What needs to be done | Locate every line in the records below that holds the word "this" and return each one.

Data excerpts |

+++

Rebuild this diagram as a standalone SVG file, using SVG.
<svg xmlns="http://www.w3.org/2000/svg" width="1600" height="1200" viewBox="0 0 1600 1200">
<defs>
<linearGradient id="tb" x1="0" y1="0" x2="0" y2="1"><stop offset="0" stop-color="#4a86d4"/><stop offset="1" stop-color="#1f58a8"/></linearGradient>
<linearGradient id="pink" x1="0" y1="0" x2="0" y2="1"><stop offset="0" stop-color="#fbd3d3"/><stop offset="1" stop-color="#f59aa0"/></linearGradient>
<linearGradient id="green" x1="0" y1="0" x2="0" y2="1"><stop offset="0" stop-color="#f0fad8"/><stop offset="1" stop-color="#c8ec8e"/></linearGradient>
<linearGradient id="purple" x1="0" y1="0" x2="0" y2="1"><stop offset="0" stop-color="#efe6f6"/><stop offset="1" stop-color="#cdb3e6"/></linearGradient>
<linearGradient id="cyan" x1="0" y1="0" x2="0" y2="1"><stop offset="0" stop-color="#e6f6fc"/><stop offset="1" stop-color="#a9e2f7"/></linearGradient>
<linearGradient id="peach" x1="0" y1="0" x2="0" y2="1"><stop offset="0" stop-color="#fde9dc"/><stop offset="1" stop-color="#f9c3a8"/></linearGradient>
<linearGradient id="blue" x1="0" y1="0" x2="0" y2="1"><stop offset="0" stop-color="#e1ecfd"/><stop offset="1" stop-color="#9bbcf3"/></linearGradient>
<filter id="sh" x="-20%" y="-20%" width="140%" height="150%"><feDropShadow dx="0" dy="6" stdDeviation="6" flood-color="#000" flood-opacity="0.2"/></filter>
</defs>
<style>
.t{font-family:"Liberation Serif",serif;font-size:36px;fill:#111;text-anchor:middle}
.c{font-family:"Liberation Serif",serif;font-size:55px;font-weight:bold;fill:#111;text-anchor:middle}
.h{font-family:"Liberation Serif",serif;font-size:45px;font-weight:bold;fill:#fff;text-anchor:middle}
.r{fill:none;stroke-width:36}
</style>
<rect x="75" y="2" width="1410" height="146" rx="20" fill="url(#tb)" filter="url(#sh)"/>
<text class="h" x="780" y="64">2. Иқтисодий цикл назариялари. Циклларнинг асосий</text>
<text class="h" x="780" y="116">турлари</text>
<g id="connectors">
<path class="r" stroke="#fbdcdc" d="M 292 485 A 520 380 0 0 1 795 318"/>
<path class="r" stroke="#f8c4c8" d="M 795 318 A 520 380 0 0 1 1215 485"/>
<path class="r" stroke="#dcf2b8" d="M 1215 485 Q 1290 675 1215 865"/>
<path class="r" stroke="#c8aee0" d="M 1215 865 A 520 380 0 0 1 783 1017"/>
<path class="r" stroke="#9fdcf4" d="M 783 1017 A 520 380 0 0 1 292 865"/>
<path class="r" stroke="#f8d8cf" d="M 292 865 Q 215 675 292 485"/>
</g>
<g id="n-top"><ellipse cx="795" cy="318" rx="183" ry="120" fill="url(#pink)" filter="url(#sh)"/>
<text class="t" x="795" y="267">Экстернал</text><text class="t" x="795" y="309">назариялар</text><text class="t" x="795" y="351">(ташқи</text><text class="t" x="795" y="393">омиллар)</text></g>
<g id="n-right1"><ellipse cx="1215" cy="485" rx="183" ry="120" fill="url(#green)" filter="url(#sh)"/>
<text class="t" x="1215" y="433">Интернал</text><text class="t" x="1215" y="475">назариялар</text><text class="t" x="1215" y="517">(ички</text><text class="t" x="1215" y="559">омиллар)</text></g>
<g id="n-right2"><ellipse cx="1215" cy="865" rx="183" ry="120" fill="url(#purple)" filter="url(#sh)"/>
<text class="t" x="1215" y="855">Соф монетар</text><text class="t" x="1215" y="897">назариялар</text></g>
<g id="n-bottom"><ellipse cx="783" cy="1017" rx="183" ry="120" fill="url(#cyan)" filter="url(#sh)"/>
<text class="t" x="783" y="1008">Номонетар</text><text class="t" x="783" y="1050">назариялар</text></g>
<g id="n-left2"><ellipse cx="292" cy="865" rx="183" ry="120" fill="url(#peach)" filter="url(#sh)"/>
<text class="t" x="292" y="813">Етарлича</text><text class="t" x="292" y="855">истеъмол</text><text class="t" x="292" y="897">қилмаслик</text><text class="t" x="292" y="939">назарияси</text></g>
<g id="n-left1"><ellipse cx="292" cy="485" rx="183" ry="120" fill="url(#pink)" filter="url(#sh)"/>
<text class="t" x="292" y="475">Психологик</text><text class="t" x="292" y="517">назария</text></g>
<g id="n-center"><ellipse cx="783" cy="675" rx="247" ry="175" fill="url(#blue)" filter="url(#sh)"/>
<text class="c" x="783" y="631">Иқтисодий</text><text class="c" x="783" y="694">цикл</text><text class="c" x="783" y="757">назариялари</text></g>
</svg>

+++

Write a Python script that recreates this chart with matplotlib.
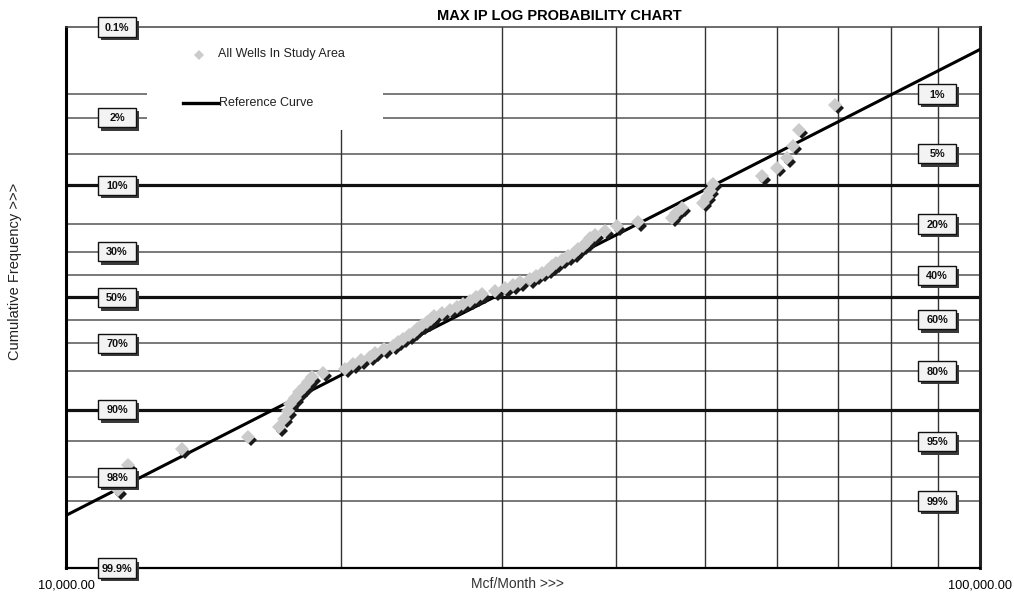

+++

Result below |
Rebuild this diagram as a standalone SVG file, using SVG.
Write a Python script that recreates this chart with matplotlib.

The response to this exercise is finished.